- _Charts and diagrams as code_

------------------------

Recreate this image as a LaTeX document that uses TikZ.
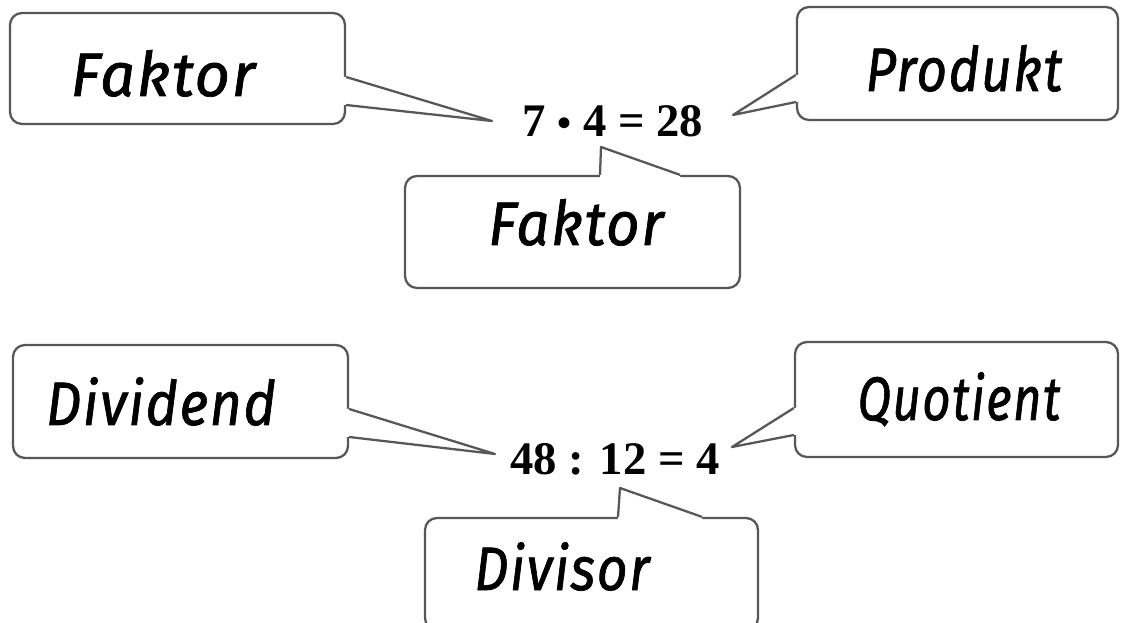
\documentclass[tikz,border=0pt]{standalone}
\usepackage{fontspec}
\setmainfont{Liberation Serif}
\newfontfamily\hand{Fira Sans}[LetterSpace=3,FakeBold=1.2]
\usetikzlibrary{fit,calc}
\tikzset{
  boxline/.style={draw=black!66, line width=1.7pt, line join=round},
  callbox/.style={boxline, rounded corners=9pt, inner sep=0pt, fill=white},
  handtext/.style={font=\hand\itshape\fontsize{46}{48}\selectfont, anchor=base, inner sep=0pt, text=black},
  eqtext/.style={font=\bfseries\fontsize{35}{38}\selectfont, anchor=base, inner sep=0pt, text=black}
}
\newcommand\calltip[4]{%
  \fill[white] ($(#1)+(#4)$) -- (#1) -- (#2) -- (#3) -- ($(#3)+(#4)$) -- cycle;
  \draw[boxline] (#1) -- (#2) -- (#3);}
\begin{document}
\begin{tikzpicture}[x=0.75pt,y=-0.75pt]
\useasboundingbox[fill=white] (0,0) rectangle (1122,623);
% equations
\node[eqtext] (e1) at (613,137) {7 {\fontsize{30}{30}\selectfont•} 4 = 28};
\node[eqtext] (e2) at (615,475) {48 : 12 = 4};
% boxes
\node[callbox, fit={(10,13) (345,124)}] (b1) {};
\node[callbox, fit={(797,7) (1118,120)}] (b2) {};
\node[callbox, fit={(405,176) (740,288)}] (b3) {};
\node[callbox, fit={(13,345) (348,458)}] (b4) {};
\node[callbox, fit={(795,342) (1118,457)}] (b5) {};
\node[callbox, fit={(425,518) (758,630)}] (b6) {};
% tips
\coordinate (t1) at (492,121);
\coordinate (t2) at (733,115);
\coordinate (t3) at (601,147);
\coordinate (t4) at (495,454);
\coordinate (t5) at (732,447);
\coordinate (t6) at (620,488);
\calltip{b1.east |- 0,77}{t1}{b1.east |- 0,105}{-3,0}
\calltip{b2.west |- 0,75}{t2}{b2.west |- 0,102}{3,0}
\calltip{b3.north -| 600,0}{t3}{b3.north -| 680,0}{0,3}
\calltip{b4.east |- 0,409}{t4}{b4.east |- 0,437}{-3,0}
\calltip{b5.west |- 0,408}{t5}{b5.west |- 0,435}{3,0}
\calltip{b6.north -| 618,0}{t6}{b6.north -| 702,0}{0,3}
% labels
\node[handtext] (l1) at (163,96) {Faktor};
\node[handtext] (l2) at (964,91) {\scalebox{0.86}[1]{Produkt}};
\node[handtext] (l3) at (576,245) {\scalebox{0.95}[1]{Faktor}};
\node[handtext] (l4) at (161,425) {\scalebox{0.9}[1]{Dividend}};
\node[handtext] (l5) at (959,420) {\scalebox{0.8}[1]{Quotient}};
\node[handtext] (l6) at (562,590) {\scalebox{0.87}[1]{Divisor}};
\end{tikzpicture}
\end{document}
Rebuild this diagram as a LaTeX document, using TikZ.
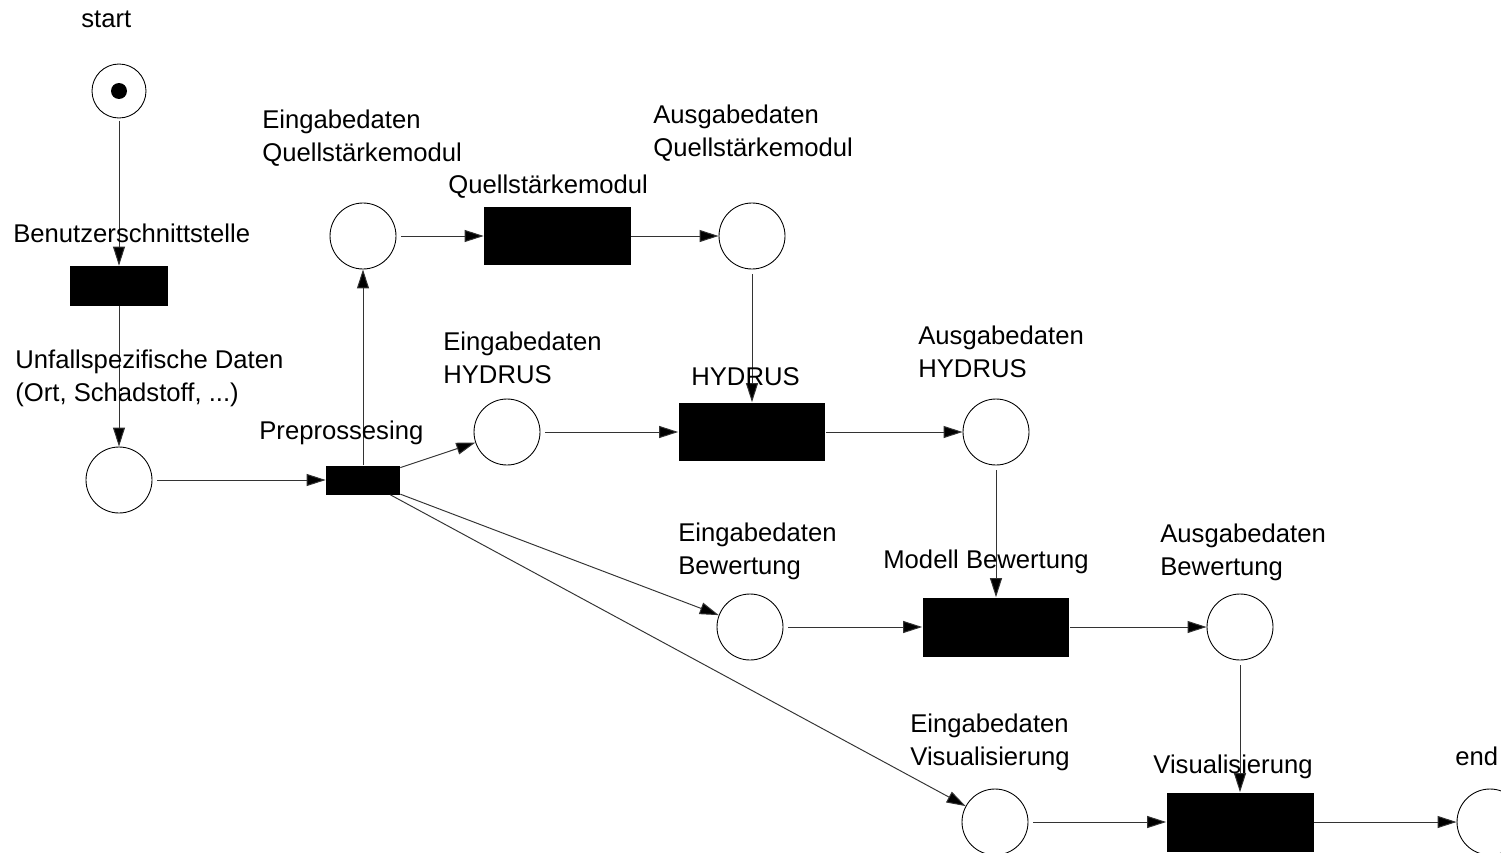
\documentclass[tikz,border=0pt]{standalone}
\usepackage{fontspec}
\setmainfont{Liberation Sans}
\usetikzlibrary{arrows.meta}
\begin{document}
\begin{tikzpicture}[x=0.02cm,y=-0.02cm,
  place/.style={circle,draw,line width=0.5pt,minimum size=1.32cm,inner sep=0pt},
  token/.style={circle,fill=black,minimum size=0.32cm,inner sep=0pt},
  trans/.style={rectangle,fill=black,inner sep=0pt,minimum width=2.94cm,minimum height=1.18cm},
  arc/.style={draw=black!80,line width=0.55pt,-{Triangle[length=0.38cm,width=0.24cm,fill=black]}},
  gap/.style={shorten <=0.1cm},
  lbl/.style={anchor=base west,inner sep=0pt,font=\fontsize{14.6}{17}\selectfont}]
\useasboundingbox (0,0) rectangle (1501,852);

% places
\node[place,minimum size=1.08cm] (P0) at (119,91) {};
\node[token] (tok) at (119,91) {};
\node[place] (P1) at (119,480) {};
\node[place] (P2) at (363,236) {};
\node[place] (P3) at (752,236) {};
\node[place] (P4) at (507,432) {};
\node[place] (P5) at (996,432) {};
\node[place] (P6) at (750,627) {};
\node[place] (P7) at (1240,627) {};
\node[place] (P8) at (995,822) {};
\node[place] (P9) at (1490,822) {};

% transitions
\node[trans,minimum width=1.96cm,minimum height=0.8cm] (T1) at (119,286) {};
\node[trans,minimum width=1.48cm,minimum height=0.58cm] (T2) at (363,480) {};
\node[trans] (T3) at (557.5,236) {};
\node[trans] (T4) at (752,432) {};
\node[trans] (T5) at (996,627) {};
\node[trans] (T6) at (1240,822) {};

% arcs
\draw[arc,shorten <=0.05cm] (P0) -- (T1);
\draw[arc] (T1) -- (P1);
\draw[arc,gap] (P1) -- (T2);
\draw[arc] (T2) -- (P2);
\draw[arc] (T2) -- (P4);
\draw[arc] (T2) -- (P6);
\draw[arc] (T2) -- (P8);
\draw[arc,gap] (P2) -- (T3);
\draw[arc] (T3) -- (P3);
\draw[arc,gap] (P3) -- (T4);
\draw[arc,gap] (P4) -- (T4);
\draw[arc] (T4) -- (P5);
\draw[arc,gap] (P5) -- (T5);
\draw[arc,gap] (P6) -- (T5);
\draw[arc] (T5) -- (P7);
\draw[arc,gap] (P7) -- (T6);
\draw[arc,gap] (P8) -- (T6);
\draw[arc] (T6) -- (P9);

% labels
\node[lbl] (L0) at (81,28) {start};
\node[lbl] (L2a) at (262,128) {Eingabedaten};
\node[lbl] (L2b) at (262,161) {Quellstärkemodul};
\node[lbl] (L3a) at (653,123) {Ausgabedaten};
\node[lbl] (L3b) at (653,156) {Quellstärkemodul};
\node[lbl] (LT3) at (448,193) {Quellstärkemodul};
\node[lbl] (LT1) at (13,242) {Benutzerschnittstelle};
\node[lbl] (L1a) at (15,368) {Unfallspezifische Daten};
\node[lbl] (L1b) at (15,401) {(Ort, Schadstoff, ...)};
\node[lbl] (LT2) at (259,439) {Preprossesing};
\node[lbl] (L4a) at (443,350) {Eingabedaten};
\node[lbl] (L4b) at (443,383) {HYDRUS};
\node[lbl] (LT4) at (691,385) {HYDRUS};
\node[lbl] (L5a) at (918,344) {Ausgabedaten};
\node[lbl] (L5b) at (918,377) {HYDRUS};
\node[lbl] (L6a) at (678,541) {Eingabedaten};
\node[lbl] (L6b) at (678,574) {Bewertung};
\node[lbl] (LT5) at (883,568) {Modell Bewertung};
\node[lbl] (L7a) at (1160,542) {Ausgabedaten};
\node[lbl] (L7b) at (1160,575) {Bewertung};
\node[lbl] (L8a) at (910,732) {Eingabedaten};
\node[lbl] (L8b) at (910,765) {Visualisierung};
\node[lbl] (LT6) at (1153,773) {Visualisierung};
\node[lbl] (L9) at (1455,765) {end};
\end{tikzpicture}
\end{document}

------------------------

- _Work to do_
Each line that holds the word "LaTeX" is to be copied.

- _Task solution_
Recreate this image as a LaTeX document that uses TikZ.
Rebuild this diagram as a LaTeX document, using TikZ.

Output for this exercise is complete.